PROVIDED DATA:

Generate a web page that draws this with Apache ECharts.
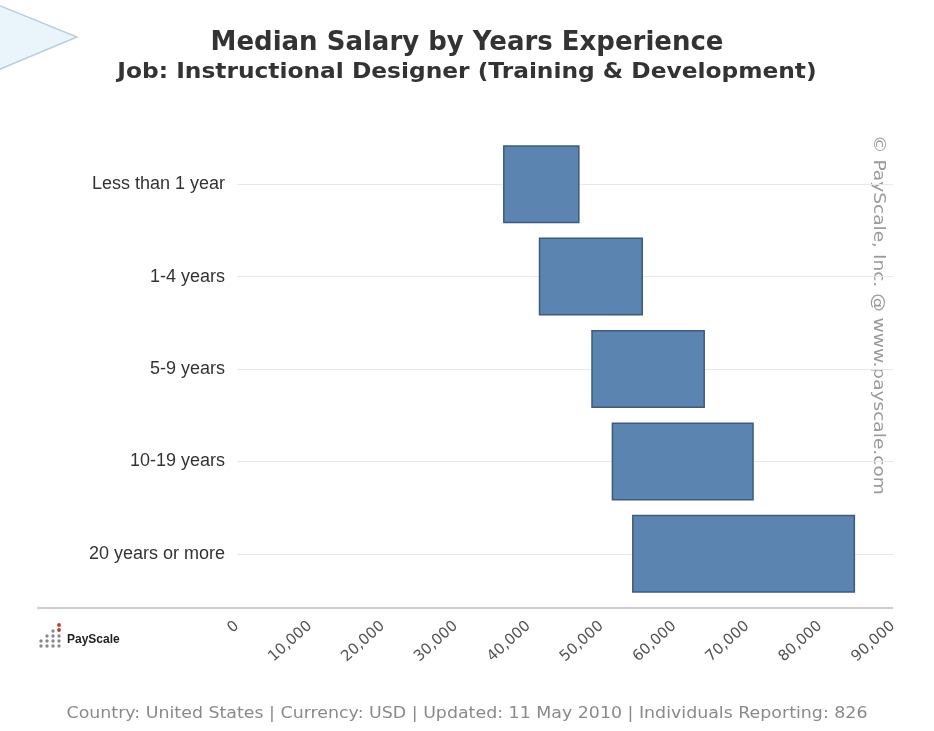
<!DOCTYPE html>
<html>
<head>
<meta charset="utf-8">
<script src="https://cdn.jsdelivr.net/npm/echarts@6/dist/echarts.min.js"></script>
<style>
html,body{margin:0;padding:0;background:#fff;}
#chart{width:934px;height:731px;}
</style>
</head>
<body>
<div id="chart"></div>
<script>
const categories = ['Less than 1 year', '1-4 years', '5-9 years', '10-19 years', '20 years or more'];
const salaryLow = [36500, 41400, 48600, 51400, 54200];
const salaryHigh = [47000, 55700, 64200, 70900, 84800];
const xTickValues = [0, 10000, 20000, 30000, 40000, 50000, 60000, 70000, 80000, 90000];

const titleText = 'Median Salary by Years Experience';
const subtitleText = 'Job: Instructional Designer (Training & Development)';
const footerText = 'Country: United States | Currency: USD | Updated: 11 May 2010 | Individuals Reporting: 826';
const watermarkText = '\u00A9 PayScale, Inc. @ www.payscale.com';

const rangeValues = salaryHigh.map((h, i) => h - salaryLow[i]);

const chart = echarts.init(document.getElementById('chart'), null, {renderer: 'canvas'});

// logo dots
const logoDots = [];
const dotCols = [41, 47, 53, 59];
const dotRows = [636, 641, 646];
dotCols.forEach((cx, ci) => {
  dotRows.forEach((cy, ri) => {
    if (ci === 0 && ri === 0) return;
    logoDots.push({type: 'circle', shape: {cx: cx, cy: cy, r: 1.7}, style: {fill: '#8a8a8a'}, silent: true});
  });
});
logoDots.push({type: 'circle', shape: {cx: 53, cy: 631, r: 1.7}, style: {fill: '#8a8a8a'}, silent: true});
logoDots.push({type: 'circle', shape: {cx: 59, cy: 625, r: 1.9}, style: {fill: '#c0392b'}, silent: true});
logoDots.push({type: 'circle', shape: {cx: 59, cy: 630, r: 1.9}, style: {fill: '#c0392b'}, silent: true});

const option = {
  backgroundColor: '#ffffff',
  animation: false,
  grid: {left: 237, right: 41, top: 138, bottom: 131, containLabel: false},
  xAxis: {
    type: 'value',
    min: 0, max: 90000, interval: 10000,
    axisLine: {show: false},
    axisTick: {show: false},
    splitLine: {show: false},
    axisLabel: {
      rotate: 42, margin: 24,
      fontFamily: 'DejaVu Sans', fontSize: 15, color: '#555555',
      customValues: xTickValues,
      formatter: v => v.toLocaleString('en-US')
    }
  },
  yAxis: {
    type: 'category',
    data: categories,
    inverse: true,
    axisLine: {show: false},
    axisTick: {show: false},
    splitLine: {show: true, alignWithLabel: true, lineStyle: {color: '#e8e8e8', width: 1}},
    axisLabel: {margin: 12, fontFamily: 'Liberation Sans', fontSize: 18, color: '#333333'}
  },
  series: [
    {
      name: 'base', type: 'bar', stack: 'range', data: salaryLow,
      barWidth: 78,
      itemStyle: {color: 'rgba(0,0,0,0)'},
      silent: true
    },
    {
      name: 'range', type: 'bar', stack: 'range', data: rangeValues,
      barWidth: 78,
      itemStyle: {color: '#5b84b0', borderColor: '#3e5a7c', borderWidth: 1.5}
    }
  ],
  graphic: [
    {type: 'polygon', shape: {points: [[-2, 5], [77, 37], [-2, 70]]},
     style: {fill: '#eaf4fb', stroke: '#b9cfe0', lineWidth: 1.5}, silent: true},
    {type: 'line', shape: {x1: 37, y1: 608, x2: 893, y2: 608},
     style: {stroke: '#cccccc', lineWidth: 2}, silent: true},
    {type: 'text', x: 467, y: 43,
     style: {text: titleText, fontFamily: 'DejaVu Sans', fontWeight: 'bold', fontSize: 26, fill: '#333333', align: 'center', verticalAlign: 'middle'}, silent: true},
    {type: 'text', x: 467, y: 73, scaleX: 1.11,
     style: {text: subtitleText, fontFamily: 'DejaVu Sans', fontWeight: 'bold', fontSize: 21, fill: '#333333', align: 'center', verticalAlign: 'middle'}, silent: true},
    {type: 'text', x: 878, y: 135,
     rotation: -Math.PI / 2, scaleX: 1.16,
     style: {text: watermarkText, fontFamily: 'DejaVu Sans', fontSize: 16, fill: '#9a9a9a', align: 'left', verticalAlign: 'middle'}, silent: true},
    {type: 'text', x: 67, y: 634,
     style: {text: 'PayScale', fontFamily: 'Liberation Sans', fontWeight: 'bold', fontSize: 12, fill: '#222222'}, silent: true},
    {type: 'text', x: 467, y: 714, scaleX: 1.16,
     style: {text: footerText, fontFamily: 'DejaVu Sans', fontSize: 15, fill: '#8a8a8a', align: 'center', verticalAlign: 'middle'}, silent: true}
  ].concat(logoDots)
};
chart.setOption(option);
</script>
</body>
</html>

WORK TO DO: Quote all the lines above exactly as given. Do not include the pictures.

SOLVED PROBLEM:
Generate a web page that draws this with Apache ECharts.
<!DOCTYPE html>
<html>
<head>
<meta charset="utf-8">
<script src="https://cdn.jsdelivr.net/npm/echarts@6/dist/echarts.min.js"></script>
<style>
html,body{margin:0;padding:0;background:#fff;}
#chart{width:934px;height:731px;}
</style>
</head>
<body>
<div id="chart"></div>
<script>
const categories = ['Less than 1 year', '1-4 years', '5-9 years', '10-19 years', '20 years or more'];
const salaryLow = [36500, 41400, 48600, 51400, 54200];
const salaryHigh = [47000, 55700, 64200, 70900, 84800];
const xTickValues = [0, 10000, 20000, 30000, 40000, 50000, 60000, 70000, 80000, 90000];

const titleText = 'Median Salary by Years Experience';
const subtitleText = 'Job: Instructional Designer (Training & Development)';
const footerText = 'Country: United States | Currency: USD | Updated: 11 May 2010 | Individuals Reporting: 826';
const watermarkText = '\u00A9 PayScale, Inc. @ www.payscale.com';

const rangeValues = salaryHigh.map((h, i) => h - salaryLow[i]);

const chart = echarts.init(document.getElementById('chart'), null, {renderer: 'canvas'});

// logo dots
const logoDots = [];
const dotCols = [41, 47, 53, 59];
const dotRows = [636, 641, 646];
dotCols.forEach((cx, ci) => {
  dotRows.forEach((cy, ri) => {
    if (ci === 0 && ri === 0) return;
    logoDots.push({type: 'circle', shape: {cx: cx, cy: cy, r: 1.7}, style: {fill: '#8a8a8a'}, silent: true});
  });
});
logoDots.push({type: 'circle', shape: {cx: 53, cy: 631, r: 1.7}, style: {fill: '#8a8a8a'}, silent: true});
logoDots.push({type: 'circle', shape: {cx: 59, cy: 625, r: 1.9}, style: {fill: '#c0392b'}, silent: true});
logoDots.push({type: 'circle', shape: {cx: 59, cy: 630, r: 1.9}, style: {fill: '#c0392b'}, silent: true});

const option = {
  backgroundColor: '#ffffff',
  animation: false,
  grid: {left: 237, right: 41, top: 138, bottom: 131, containLabel: false},
  xAxis: {
    type: 'value',
    min: 0, max: 90000, interval: 10000,
    axisLine: {show: false},
    axisTick: {show: false},
    splitLine: {show: false},
    axisLabel: {
      rotate: 42, margin: 24,
      fontFamily: 'DejaVu Sans', fontSize: 15, color: '#555555',
      customValues: xTickValues,
      formatter: v => v.toLocaleString('en-US')
    }
  },
  yAxis: {
    type: 'category',
    data: categories,
    inverse: true,
    axisLine: {show: false},
    axisTick: {show: false},
    splitLine: {show: true, alignWithLabel: true, lineStyle: {color: '#e8e8e8', width: 1}},
    axisLabel: {margin: 12, fontFamily: 'Liberation Sans', fontSize: 18, color: '#333333'}
  },
  series: [
    {
      name: 'base', type: 'bar', stack: 'range', data: salaryLow,
      barWidth: 78,
      itemStyle: {color: 'rgba(0,0,0,0)'},
      silent: true
    },
    {
      name: 'range', type: 'bar', stack: 'range', data: rangeValues,
      barWidth: 78,
      itemStyle: {color: '#5b84b0', borderColor: '#3e5a7c', borderWidth: 1.5}
    }
  ],
  graphic: [
    {type: 'polygon', shape: {points: [[-2, 5], [77, 37], [-2, 70]]},
     style: {fill: '#eaf4fb', stroke: '#b9cfe0', lineWidth: 1.5}, silent: true},
    {type: 'line', shape: {x1: 37, y1: 608, x2: 893, y2: 608},
     style: {stroke: '#cccccc', lineWidth: 2}, silent: true},
    {type: 'text', x: 467, y: 43,
     style: {text: titleText, fontFamily: 'DejaVu Sans', fontWeight: 'bold', fontSize: 26, fill: '#333333', align: 'center', verticalAlign: 'middle'}, silent: true},
    {type: 'text', x: 467, y: 73, scaleX: 1.11,
     style: {text: subtitleText, fontFamily: 'DejaVu Sans', fontWeight: 'bold', fontSize: 21, fill: '#333333', align: 'center', verticalAlign: 'middle'}, silent: true},
    {type: 'text', x: 878, y: 135,
     rotation: -Math.PI / 2, scaleX: 1.16,
     style: {text: watermarkText, fontFamily: 'DejaVu Sans', fontSize: 16, fill: '#9a9a9a', align: 'left', verticalAlign: 'middle'}, silent: true},
    {type: 'text', x: 67, y: 634,
     style: {text: 'PayScale', fontFamily: 'Liberation Sans', fontWeight: 'bold', fontSize: 12, fill: '#222222'}, silent: true},
    {type: 'text', x: 467, y: 714, scaleX: 1.16,
     style: {text: footerText, fontFamily: 'DejaVu Sans', fontSize: 15, fill: '#8a8a8a', align: 'center', verticalAlign: 'middle'}, silent: true}
  ].concat(logoDots)
};
chart.setOption(option);
</script>
</body>
</html>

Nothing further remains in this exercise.